(Series Intro) Last fall, we launched Jubilee Ventures in South Bend, IN. The hope was that our work on the ground would inform the way we direct the future of CovEnterprises, and vice versa. We wanted to create learning loops that allow us to not only champion best practices across the denomination but to apply innovative concepts and approaches on the ground.
All that sounds very exciting, but I’m learning that no matter how refined your concept, the work is always harder because it deals in real life (part of the reason we wanted to launch this anyway, to resist trafficking in ideas!).
In one of our early CovEnterprises podcasts, John Teter talked about the idea of learning loops as essential for the success of their social enterprise, 5000 Pies. The main idea for them is to shorten the amount of time between an experience and reflecting on the experience in a way that allows the team to learn from that experience—hence, closing the loop on learning from that moment. The more time goes by, the less granular and specific you can be and the more your team will traffic in generalities and lose the essence of what can be learned in a specific instance.

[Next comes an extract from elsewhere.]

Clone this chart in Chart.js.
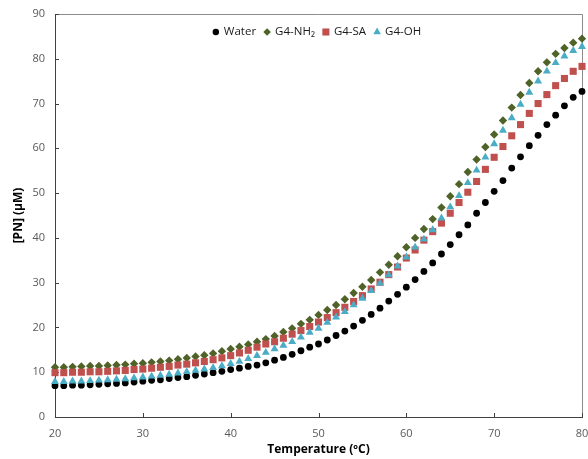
<!DOCTYPE html>
<html><head><meta charset="utf-8">
<script src="https://cdn.jsdelivr.net/npm/chart.js@4.4.0/dist/chart.umd.min.js"></script>
<style>html,body{margin:0;padding:0;background:#fff}#wrap{width:588px;height:459px}</style>
</head><body><div id="wrap"><canvas id="c" width="588" height="459"></canvas></div>
<script>
const temperatures = [20,21,22,23,24,25,26,27,28,29,30,31,32,33,34,35,36,37,38,39,40,41,42,43,44,45,46,47,48,49,50,51,52,53,54,55,56,57,58,59,60,61,62,63,64,65,66,67,68,69,70,71,72,73,74,75,76,77,78,79,80];
const water = [7.0,7.0,7.1,7.1,7.2,7.3,7.4,7.5,7.6,7.8,8.0,8.2,8.3,8.6,8.8,9.0,9.3,9.6,9.9,10.2,10.6,10.9,11.3,11.6,12.1,12.7,13.3,14.0,14.8,15.6,16.3,17.2,18.2,19.2,20.3,21.6,22.9,24.3,25.9,27.4,29.0,30.7,32.5,34.4,36.4,38.5,40.7,42.9,45.5,47.9,50.4,52.8,55.6,58.1,60.6,62.9,65.3,67.4,69.5,71.4,72.7];
const g4nh2 = [11.1,11.1,11.2,11.3,11.4,11.4,11.5,11.6,11.7,11.9,12.0,12.2,12.4,12.6,12.9,13.2,13.5,13.8,14.2,14.7,15.2,15.7,16.2,16.8,17.4,18.1,19.0,19.8,20.8,21.7,22.8,23.9,25.0,26.3,27.7,29.1,30.6,32.3,34.0,35.9,37.9,40.0,42.0,44.2,46.8,49.3,52.0,54.7,57.5,60.3,63.1,66.2,69.1,71.9,74.6,77.2,79.2,81.1,82.4,83.6,84.5];
const g4sa = [9.9,9.9,10.0,10.0,10.1,10.1,10.2,10.3,10.4,10.6,10.7,10.9,11.1,11.3,11.6,11.8,12.1,12.4,12.8,13.2,13.7,14.3,14.9,15.6,16.3,16.8,17.6,18.5,19.3,20.2,21.2,22.2,23.3,24.5,25.8,27.1,28.6,30.1,31.8,33.5,35.5,37.3,39.5,41.4,43.3,45.5,47.9,50.2,52.6,55.3,58.0,60.4,62.8,65.3,67.8,70.0,72.0,74.0,75.6,77.2,78.3];
const g4oh = [7.9,7.9,8.0,8.0,8.1,8.2,8.3,8.4,8.5,8.7,8.9,9.1,9.3,9.5,9.8,10.1,10.4,10.7,11.0,11.4,11.9,12.4,13.0,13.7,14.4,15.2,16.0,16.8,17.8,18.9,19.8,21.1,22.3,23.5,25.0,26.5,28.2,29.9,31.7,33.7,35.7,37.9,39.7,41.8,44.4,46.9,49.4,52.3,55.1,58.0,61.0,64.0,66.8,69.8,72.5,75.0,77.2,79.1,80.6,81.8,82.7];
const seriesNames = ['Water','G4-NH₂','G4-SA','G4-OH'];
const xTicks = [20,30,40,50,60,70,80];
const yTicks = [0,10,20,30,40,50,60,70,80,90];
const xTitle = 'Temperature (ºC)';
const yTitle = '[PN] (µM)';

const styles = [
  {color:'#000000', pointStyle:'circle', radius:3.4, lr:3.2},
  {color:'#4F6228', pointStyle:'rectRot', radius:4.2, lr:3.8},
  {color:'#C0504D', pointStyle:'rect', radius:5, lr:5},
  {color:'#4BACC6', pointStyle:'triangle', radius:4.6, lr:4.4}
];
const values = [water, g4nh2, g4sa, g4oh];

const datasets = values.map((arr,i)=>({
  label: seriesNames[i],
  data: temperatures.map((t,k)=>({x:t, y:arr[k]})),
  showLine:false,
  pointStyle: styles[i].pointStyle,
  pointRadius: styles[i].radius,
  backgroundColor: styles[i].color,
  borderColor: styles[i].color,
  pointBorderWidth: 0,
  clip: false,
  order: 4 - i
}));

const framePlugin = {
  id:'frame',
  beforeDatasetsDraw(chart){
    const {ctx, chartArea:ca, scales} = chart;
    ctx.save();
    ctx.lineWidth = 1;
    ctx.strokeStyle = '#8c8c8c';
    ctx.beginPath();
    ctx.moveTo(ca.left, ca.top+0.5); ctx.lineTo(ca.right+0.5, ca.top+0.5); ctx.lineTo(ca.right+0.5, ca.bottom);
    ctx.stroke();
    ctx.strokeStyle = '#404040';
    ctx.beginPath();
    scales.x.ticks.forEach(t=>{
      const px = Math.round(scales.x.getPixelForValue(t.value))+0.5;
      ctx.moveTo(px, ca.bottom); ctx.lineTo(px, ca.bottom-4);
    });
    scales.y.ticks.forEach(t=>{
      const py = Math.round(scales.y.getPixelForValue(t.value))+0.5;
      ctx.moveTo(ca.left, py); ctx.lineTo(ca.left+4, py);
    });
    ctx.stroke();
    ctx.restore();
  }
};

const legendPlugin = {
  id:'insideLegend',
  afterDraw(chart){
    const {ctx, chartArea:ca} = chart;
    const y = ca.top + 18;
    ctx.save();
    ctx.font = '11.5px "Open Sans", sans-serif';
    ctx.textBaseline = 'middle';
    const markerToText = 8, textToNext = 11;
    const widths = seriesNames.map(n=>ctx.measureText(n).width);
    let total = 0;
    widths.forEach((w,i)=>{ total += markerToText + w + (i<3 ? textToNext : 0); });
    let x = (ca.left + ca.right)/2 - total/2;
    seriesNames.forEach((n,i)=>{
      ctx.fillStyle = styles[i].color; ctx.strokeStyle = styles[i].color;
      Chart.helpers.drawPoint(ctx, {pointStyle:styles[i].pointStyle, radius:styles[i].lr, rotation:0, borderWidth:0}, x, y);
      ctx.fillStyle = '#1a1a1a';
      ctx.fillText(n, x + markerToText, y);
      x += markerToText + widths[i] + textToNext;
    });
    ctx.restore();
  }
};

new Chart(document.getElementById('c'), {
  type:'scatter',
  data:{datasets},
  options:{
    responsive:false,
    animation:false,
    events:[],
    layout:{padding:{top:14, right:6, left:0, bottom:0}},
    plugins:{legend:{display:false}, tooltip:{enabled:false}},
    scales:{
      x:{
        type:'linear', min:20, max:80,
        afterBuildTicks(s){ s.ticks = xTicks.map(v=>({value:v})); },
        ticks:{font:{family:'"Open Sans", sans-serif', size:11}, color:'#595959', padding:10, maxRotation:0},
        grid:{display:false, drawTicks:false},
        border:{display:true, color:'#404040', width:1},
        title:{display:true, text:xTitle, font:{family:'"Open Sans", sans-serif', size:12, weight:'bold'}, color:'#000', padding:{top:0,bottom:2}},
        afterFit(s){ s.height = 42; s.paddingRight = 0; s.paddingLeft = 0; }
      },
      y:{
        type:'linear', min:0, max:90,
        afterBuildTicks(s){ s.ticks = yTicks.map(v=>({value:v})); },
        ticks:{font:{family:'"Open Sans", sans-serif', size:11}, color:'#595959', padding:10},
        grid:{display:false, drawTicks:false},
        border:{display:true, color:'#404040', width:1},
        title:{display:true, text:yTitle, font:{family:'"Open Sans", sans-serif', size:12, weight:'bold'}, color:'#000', padding:{top:11,bottom:0}},
        afterFit(s){ s.width = 55; s.paddingTop = 0; s.paddingBottom = 0; }
      }
    }
  },
  plugins:[framePlugin, legendPlugin]
});
</script></body></html>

This is something we are learning on the ground as well. Every day, we are attempting to start the day with a 5 minute ‘stand up’ meeting where we cover any issues from the day prior, talk through the plan for the day and make decisions together as a team. (More on the ‘stand up’ meeting next week) We also have a longer meeting weekly where we wrestle through bigger issues. In just a couple weeks, we have carved out an afternoon to take our entire summer project into consideration as well.
In all of these instances, we are creating space to close learning loops, and move forward well. This allows us to do a few things. First, it allows issues to be resolved quickly without festering. Relationally, this (as anything I suppose) can be tiring work. We need to make sure we have space to talk out conflict and move on. Secondly, it allows us the freedom to let go of missteps and mistakes along the way. A start up will be fraught with missteps and we live in a world where people live in fear of making mistakes, the ministry world actually amplifies that in some ways. Short learning loops allows us to own missteps without fear because we expect them, we can embrace failure as an opportunity to learn moving forward. Third, it allows us to be nimble (see last week’s blog). The shorter the time between the issue and the moment we learn from it, the more agile we are as a business. Fourth, it creates the potential for quicker creativity. As we learn from our mistakes more quickly, we generate a rhythm of searching for better, more effective, solutions. We can prevent ourselves from getting in a rut and we can make sure that we are reflecting on the assumptions we are making about our project.
If we had a monthly, or worse—quarterly!— staff meeting, we would lose all of this forward looking momentum and opportunities to refine process and culture. The work is worth it in the long run.